There will be those that are currently nobodies back in the UK right now, but in a few days' time household names, returning to rapturous applause and flitting from one chat-show sofa to the next.
Predicting the identities of who they might be is something of a guessing game; potentially the cyclist Emma Finucane, rowers Emily Craig and Imogen Grant, swimmer Matt Richards, or myriad others.
And there will be those familiar from Games past: Adam Peaty, Keely Hodgkinson, Helen Glover and Tom Daley. But whatever their experience, it has been the same story of toil for three years — in the case of Olympic debutants longer — to reach this point together.

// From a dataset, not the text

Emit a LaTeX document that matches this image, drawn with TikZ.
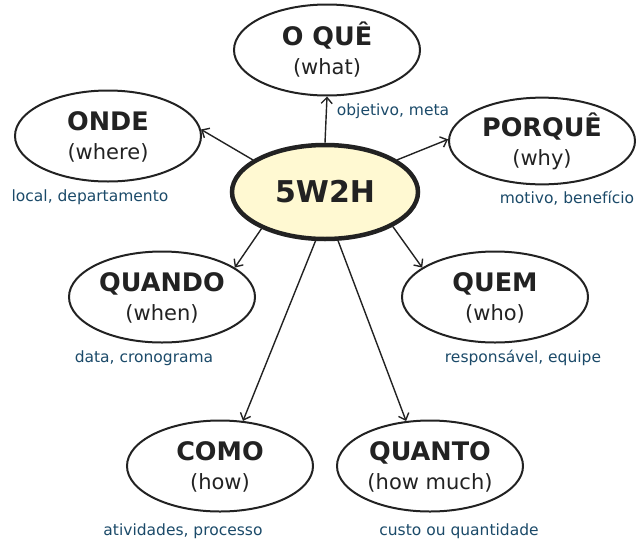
\documentclass[tikz,border=0pt]{standalone}
\usepackage{fontspec}
\setmainfont{DejaVu Sans}
\usetikzlibrary{shapes.geometric,arrows.meta}
\definecolor{ink}{HTML}{222222}
\definecolor{lbl}{HTML}{1B4A69}
\definecolor{hub}{HTML}{FFF9D2}
\tikzset{
  item/.style={ellipse,draw=ink,line width=2pt,minimum width=186pt,minimum height=91pt,inner sep=0pt,text=ink,font=\fontsize{21}{29}\selectfont},
  center/.style={ellipse,draw=ink,line width=4.5pt,fill=hub,minimum width=186pt,minimum height=94pt,inner sep=0pt,text=ink,font=\fontsize{30}{36}\selectfont\bfseries},
  note/.style={text=lbl,font=\fontsize{15.5}{18}\selectfont,inner sep=0pt},
  link/.style={draw=ink,line width=1.4pt,-{Straight Barb[length=6pt,width=11pt,line width=1.4pt]}}
}
\newcommand{\twol}[2]{\raisebox{-3pt}[\height][\depth]{\begin{tabular}{@{}c@{}}{\fontsize{25.5}{29}\selectfont\bfseries #1}\\#2\end{tabular}}}
\begin{document}
\begin{tikzpicture}[x=1pt,y=-1pt]
\useasboundingbox (0,0) rectangle (636,541);
\node[center] (c) at (325,192) {5W2H};
\node[item] (oque) at (327,50) {\twol{O QUÊ}{(what)}};
\node[item] (onde) at (108,136) {\twol{ONDE}{(where)}};
\node[item,minimum height=86pt] (porque) at (542,141) {\twol{PORQUÊ}{(why)}};
\node[item] (quando) at (162,297) {\twol{QUANDO}{(when)}};
\node[item] (quem) at (495,297) {\twol{QUEM}{(who)}};
\node[item] (como) at (220,466) {\twol{COMO}{(how)}};
\node[item] (quanto) at (430,466) {\twol{QUANTO}{(how much)}};

\node[note] (n1) at (393,111) {objetivo, meta};
\node[note] (n2) at (90,197) {local, departamento};
\node[note] (n3) at (567,198) {motivo, benefício};
\node[note] (n4) at (144,358) {data, cronograma};
\node[note] (n5) at (523,358) {responsável, equipe};
\node[note] (n6) at (183,531) {atividades, processo};
\node[note] (n7) at (459,531) {custo ou quantidade};

\draw[link] (c.90) -- (oque.270);
\draw[link] (c.156) -- (onde.4);
\draw[link] (c.24) -- (porque.179);
\draw[link] (c.210) -- (quando.22);
\draw[link] (c.333) -- (quem.158);
\draw[link] (c.259) -- (como.63);
\draw[link] (c.285) -- (quanto.118);
\end{tikzpicture}
\end{document}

UK Sport predict Team GB will come away with 50 to 70 medals, and the team have traditionally emerged on the higher end of those predictions. Gracenote has used its prediction model to estimates 63 British medals: 17 golds and fourth place in the medal table. For all the tens of millions pumped into each of the Olympic disciplines from National Lottery funding, it is still a mightily impressive feat, emulated at each Games since London 2012 from a population of 67million, of which 327 are competing in Paris.
Female athletes (172) outweigh the men (155) in the British set-up at the first-ever Games where there is gender parity.
Bach, now the bastion of gender equality as well as a purveyor of peace, talked of "female trailblazers coming to life". He said: "Like billions of people around the world, we are awaiting with impatience the youngest, most inclusive, most urban and most sustainable Games."
He will get a further chance to push his message as tonight's opening ceremony reaches its conclusion on a 3.7mile stretch of the Seine, amid reported performances from Lady Gaga and Celine Dion amid the flotilla of athletes, high-wire acrobats and laser show beamed onto the Eiffel Tower.
And, mercifully, then the talking can stop and the Games begin.